* _WORK TO BE COMPLETED_
Output the material beneath this task exactly, images excluded.

--------------------------------

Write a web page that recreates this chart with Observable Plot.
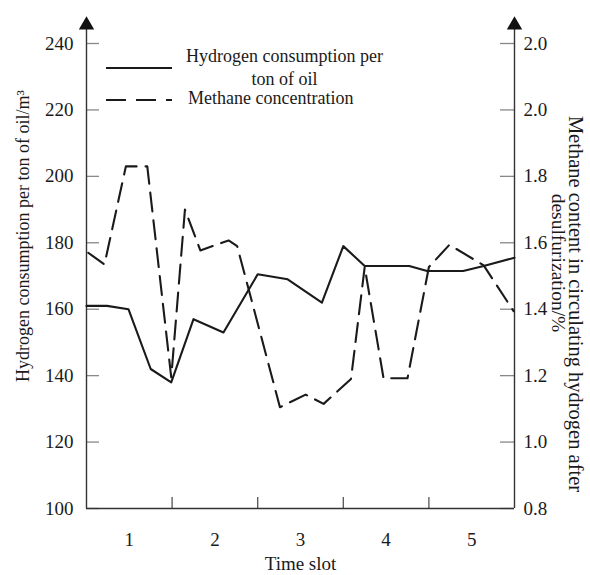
<!DOCTYPE html>
<html>
<head>
<meta charset="utf-8">
<script src="https://cdn.jsdelivr.net/npm/d3@7"></script>
<script src="https://cdn.jsdelivr.net/npm/@observablehq/plot@0.6"></script>
<style>
  html, body { margin: 0; padding: 0; background: #fff; }
  #chart svg { display: block; }
</style>
</head>
<body>
<div id="chart"></div>
<script>
// ---- data ----
const slots = [1, 2, 3, 4, 5];
const slotBounds = [1.5, 2.5, 3.5, 4.5];
const leftTicks = [100, 120, 140, 160, 180, 200, 220, 240];
const rightTickLabels = ["0.8", "1.0", "1.2", "1.4", "1.6", "1.8", "2.0", "2.0"];

// Hydrogen consumption per ton of oil (left axis, m3)
const hydrogenX = [0.5, 0.74, 0.99, 1.25, 1.49, 1.75, 2.1, 2.5, 2.85, 3.25, 3.5, 3.75, 4.27, 4.48, 4.9, 5.14, 5.5];
const hydrogenY = [161, 161, 160, 142, 138, 157, 153, 170.5, 169, 162, 179, 173, 173, 171.5, 171.5, 173, 175.5];

// Methane concentration (right axis, %)
const methaneX = [0.52, 0.71, 0.96, 1.21, 1.49, 1.65, 1.83, 2.16, 2.26, 2.76, 3.06, 3.27, 3.59, 3.75, 3.97, 4.25, 4.5, 4.74, 5.14, 5.49];
const methaneY = [1.57, 1.535, 1.83, 1.83, 1.195, 1.70, 1.577, 1.607, 1.59, 1.105, 1.143, 1.115, 1.19, 1.527, 1.192, 1.192, 1.527, 1.594, 1.532, 1.394];

const leftTitle = "Hydrogen consumption per ton of oil/m\u00B3";
const rightTitleLines = ["Methane content in circulating hydrogen after", "desulfurization/%"];
const xTitle = "Time slot";
const legendLabels = ["Hydrogen consumption per\nton of oil", "Methane concentration"];

// ---- layout ----
const W = 590, H = 575;
const mL = 86, mR = 76, mT = 43, mB = 67;
const frameW = W - mL - mR, frameH = H - mT - mB;
const xDomain = [0.5, 5.5];
const yDomain = [100, 240];
const rightDomain = [0.8, 2.2];
const toLeft = v => yDomain[0] + (v - rightDomain[0]) * (yDomain[1] - yDomain[0]) / (rightDomain[1] - rightDomain[0]);
const pxPerUnit = frameH / (yDomain[1] - yDomain[0]);
const axisTop = yDomain[1] + 14 / pxPerUnit;   // axis line extends above the top tick
const arrowY = yDomain[1] + 18.5 / pxPerUnit;

const hydrogen = hydrogenX.map((x, i) => ({x, y: hydrogenY[i]}));
const methane = methaneX.map((x, i) => ({x, y: toLeft(methaneY[i])}));

const font = "'Liberation Serif', 'Times New Roman', serif";
const ink = "#1a1a1a";

const plot = Plot.plot({
  width: W, height: H,
  marginLeft: mL, marginRight: mR, marginTop: mT, marginBottom: mB,
  x: {domain: xDomain},
  y: {domain: yDomain},
  style: {fontFamily: font, fontSize: "19px", color: ink, background: "#fff"},
  marks: [
    // tick labels
    Plot.axisY(leftTicks, {anchor: "left", tickSize: 0, tickPadding: 13, label: null, fontSize: 19}),
    Plot.axisY(leftTicks, {anchor: "right", tickSize: 0, tickPadding: 9, label: null, fontSize: 19,
      tickFormat: d => rightTickLabels[leftTicks.indexOf(d)]}),
    Plot.axisX(slots, {anchor: "bottom", tickSize: 0, tickPadding: 24, label: null, fontSize: 19,
      tickFormat: d => String(d)}),
    // inward ticks
    Plot.ruleY(leftTicks, {y: d => d, x1: xDomain[0], x2: xDomain[1], insetRight: frameW - 13, stroke: "#888", strokeWidth: 1.3}),
    Plot.ruleY(leftTicks, {y: d => d, x1: xDomain[0], x2: xDomain[1], insetLeft: frameW - 14, stroke: "#888", strokeWidth: 1.3}),
    Plot.ruleX(slotBounds, {x: d => d, insetTop: frameH - 11, stroke: "#555", strokeWidth: 1.3}),
    // axis lines
    Plot.ruleX(xDomain, {x: d => d, y1: yDomain[0], y2: axisTop, stroke: "#333", strokeWidth: 1.4}),
    Plot.ruleY([yDomain[0]], {x1: xDomain[0], x2: xDomain[1], stroke: "#333", strokeWidth: 1.4}),
    Plot.dot(xDomain, {x: d => d, y: () => arrowY, symbol: "triangle", r: 5.7, fill: "#111", stroke: null}),
    // data lines
    Plot.line(hydrogen, {x: "x", y: "y", stroke: ink, strokeWidth: 2.1}),
    Plot.line(methane, {x: "x", y: "y", stroke: ink, strokeWidth: 2.1, strokeDasharray: "19,9"}),
    // titles
    Plot.text([leftTitle], {frameAnchor: "left", textAnchor: "middle", rotate: -90, dx: -63, dy: -40, fontSize: 18, fill: ink}),
    Plot.text([rightTitleLines[0]], {frameAnchor: "right", textAnchor: "middle", rotate: 90, dx: 61, dy: 28, fontSize: 20.5, fill: ink}),
    Plot.text([rightTitleLines[1]], {frameAnchor: "right", textAnchor: "middle", rotate: 90, dx: 44, dy: -13, fontSize: 19.5, fill: ink}),
    Plot.text([xTitle], {frameAnchor: "bottom", dy: 61, fontSize: 19, fill: ink})
  ]
});

// legend (pixel-positioned decoration)
const svg = d3.select(plot);
const lg = svg.append("g").attr("font-family", font).attr("font-size", 18).attr("fill", ink);
lg.append("line").attr("x1", 106).attr("x2", 172).attr("y1", 68).attr("y2", 68)
  .attr("stroke", ink).attr("stroke-width", 2.1);
lg.append("line").attr("x1", 106).attr("x2", 172).attr("y1", 100).attr("y2", 100)
  .attr("stroke", ink).attr("stroke-width", 2.1).attr("stroke-dasharray", "20,10");
const l1 = legendLabels[0].split("\n");
lg.append("text").attr("x", 284.5).attr("y", 62).attr("text-anchor", "middle").text(l1[0]);
lg.append("text").attr("x", 284.5).attr("y", 85).attr("text-anchor", "middle").text(l1[1]);
lg.append("text").attr("x", 188).attr("y", 103.5).attr("text-anchor", "start").text(legendLabels[1]);

document.getElementById("chart").appendChild(plot);
</script>
</body>
</html>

--------------------------------

* _ANSWER TO THIS TASK_
Write a web page that recreates this chart with Observable Plot.
<!DOCTYPE html>
<html>
<head>
<meta charset="utf-8">
<script src="https://cdn.jsdelivr.net/npm/d3@7"></script>
<script src="https://cdn.jsdelivr.net/npm/@observablehq/plot@0.6"></script>
<style>
  html, body { margin: 0; padding: 0; background: #fff; }
  #chart svg { display: block; }
</style>
</head>
<body>
<div id="chart"></div>
<script>
// ---- data ----
const slots = [1, 2, 3, 4, 5];
const slotBounds = [1.5, 2.5, 3.5, 4.5];
const leftTicks = [100, 120, 140, 160, 180, 200, 220, 240];
const rightTickLabels = ["0.8", "1.0", "1.2", "1.4", "1.6", "1.8", "2.0", "2.0"];

// Hydrogen consumption per ton of oil (left axis, m3)
const hydrogenX = [0.5, 0.74, 0.99, 1.25, 1.49, 1.75, 2.1, 2.5, 2.85, 3.25, 3.5, 3.75, 4.27, 4.48, 4.9, 5.14, 5.5];
const hydrogenY = [161, 161, 160, 142, 138, 157, 153, 170.5, 169, 162, 179, 173, 173, 171.5, 171.5, 173, 175.5];

// Methane concentration (right axis, %)
const methaneX = [0.52, 0.71, 0.96, 1.21, 1.49, 1.65, 1.83, 2.16, 2.26, 2.76, 3.06, 3.27, 3.59, 3.75, 3.97, 4.25, 4.5, 4.74, 5.14, 5.49];
const methaneY = [1.57, 1.535, 1.83, 1.83, 1.195, 1.70, 1.577, 1.607, 1.59, 1.105, 1.143, 1.115, 1.19, 1.527, 1.192, 1.192, 1.527, 1.594, 1.532, 1.394];

const leftTitle = "Hydrogen consumption per ton of oil/m\u00B3";
const rightTitleLines = ["Methane content in circulating hydrogen after", "desulfurization/%"];
const xTitle = "Time slot";
const legendLabels = ["Hydrogen consumption per\nton of oil", "Methane concentration"];

// ---- layout ----
const W = 590, H = 575;
const mL = 86, mR = 76, mT = 43, mB = 67;
const frameW = W - mL - mR, frameH = H - mT - mB;
const xDomain = [0.5, 5.5];
const yDomain = [100, 240];
const rightDomain = [0.8, 2.2];
const toLeft = v => yDomain[0] + (v - rightDomain[0]) * (yDomain[1] - yDomain[0]) / (rightDomain[1] - rightDomain[0]);
const pxPerUnit = frameH / (yDomain[1] - yDomain[0]);
const axisTop = yDomain[1] + 14 / pxPerUnit;   // axis line extends above the top tick
const arrowY = yDomain[1] + 18.5 / pxPerUnit;

const hydrogen = hydrogenX.map((x, i) => ({x, y: hydrogenY[i]}));
const methane = methaneX.map((x, i) => ({x, y: toLeft(methaneY[i])}));

const font = "'Liberation Serif', 'Times New Roman', serif";
const ink = "#1a1a1a";

const plot = Plot.plot({
  width: W, height: H,
  marginLeft: mL, marginRight: mR, marginTop: mT, marginBottom: mB,
  x: {domain: xDomain},
  y: {domain: yDomain},
  style: {fontFamily: font, fontSize: "19px", color: ink, background: "#fff"},
  marks: [
    // tick labels
    Plot.axisY(leftTicks, {anchor: "left", tickSize: 0, tickPadding: 13, label: null, fontSize: 19}),
    Plot.axisY(leftTicks, {anchor: "right", tickSize: 0, tickPadding: 9, label: null, fontSize: 19,
      tickFormat: d => rightTickLabels[leftTicks.indexOf(d)]}),
    Plot.axisX(slots, {anchor: "bottom", tickSize: 0, tickPadding: 24, label: null, fontSize: 19,
      tickFormat: d => String(d)}),
    // inward ticks
    Plot.ruleY(leftTicks, {y: d => d, x1: xDomain[0], x2: xDomain[1], insetRight: frameW - 13, stroke: "#888", strokeWidth: 1.3}),
    Plot.ruleY(leftTicks, {y: d => d, x1: xDomain[0], x2: xDomain[1], insetLeft: frameW - 14, stroke: "#888", strokeWidth: 1.3}),
    Plot.ruleX(slotBounds, {x: d => d, insetTop: frameH - 11, stroke: "#555", strokeWidth: 1.3}),
    // axis lines
    Plot.ruleX(xDomain, {x: d => d, y1: yDomain[0], y2: axisTop, stroke: "#333", strokeWidth: 1.4}),
    Plot.ruleY([yDomain[0]], {x1: xDomain[0], x2: xDomain[1], stroke: "#333", strokeWidth: 1.4}),
    Plot.dot(xDomain, {x: d => d, y: () => arrowY, symbol: "triangle", r: 5.7, fill: "#111", stroke: null}),
    // data lines
    Plot.line(hydrogen, {x: "x", y: "y", stroke: ink, strokeWidth: 2.1}),
    Plot.line(methane, {x: "x", y: "y", stroke: ink, strokeWidth: 2.1, strokeDasharray: "19,9"}),
    // titles
    Plot.text([leftTitle], {frameAnchor: "left", textAnchor: "middle", rotate: -90, dx: -63, dy: -40, fontSize: 18, fill: ink}),
    Plot.text([rightTitleLines[0]], {frameAnchor: "right", textAnchor: "middle", rotate: 90, dx: 61, dy: 28, fontSize: 20.5, fill: ink}),
    Plot.text([rightTitleLines[1]], {frameAnchor: "right", textAnchor: "middle", rotate: 90, dx: 44, dy: -13, fontSize: 19.5, fill: ink}),
    Plot.text([xTitle], {frameAnchor: "bottom", dy: 61, fontSize: 19, fill: ink})
  ]
});

// legend (pixel-positioned decoration)
const svg = d3.select(plot);
const lg = svg.append("g").attr("font-family", font).attr("font-size", 18).attr("fill", ink);
lg.append("line").attr("x1", 106).attr("x2", 172).attr("y1", 68).attr("y2", 68)
  .attr("stroke", ink).attr("stroke-width", 2.1);
lg.append("line").attr("x1", 106).attr("x2", 172).attr("y1", 100).attr("y2", 100)
  .attr("stroke", ink).attr("stroke-width", 2.1).attr("stroke-dasharray", "20,10");
const l1 = legendLabels[0].split("\n");
lg.append("text").attr("x", 284.5).attr("y", 62).attr("text-anchor", "middle").text(l1[0]);
lg.append("text").attr("x", 284.5).attr("y", 85).attr("text-anchor", "middle").text(l1[1]);
lg.append("text").attr("x", 188).attr("y", 103.5).attr("text-anchor", "start").text(legendLabels[1]);

document.getElementById("chart").appendChild(plot);
</script>
</body>
</html>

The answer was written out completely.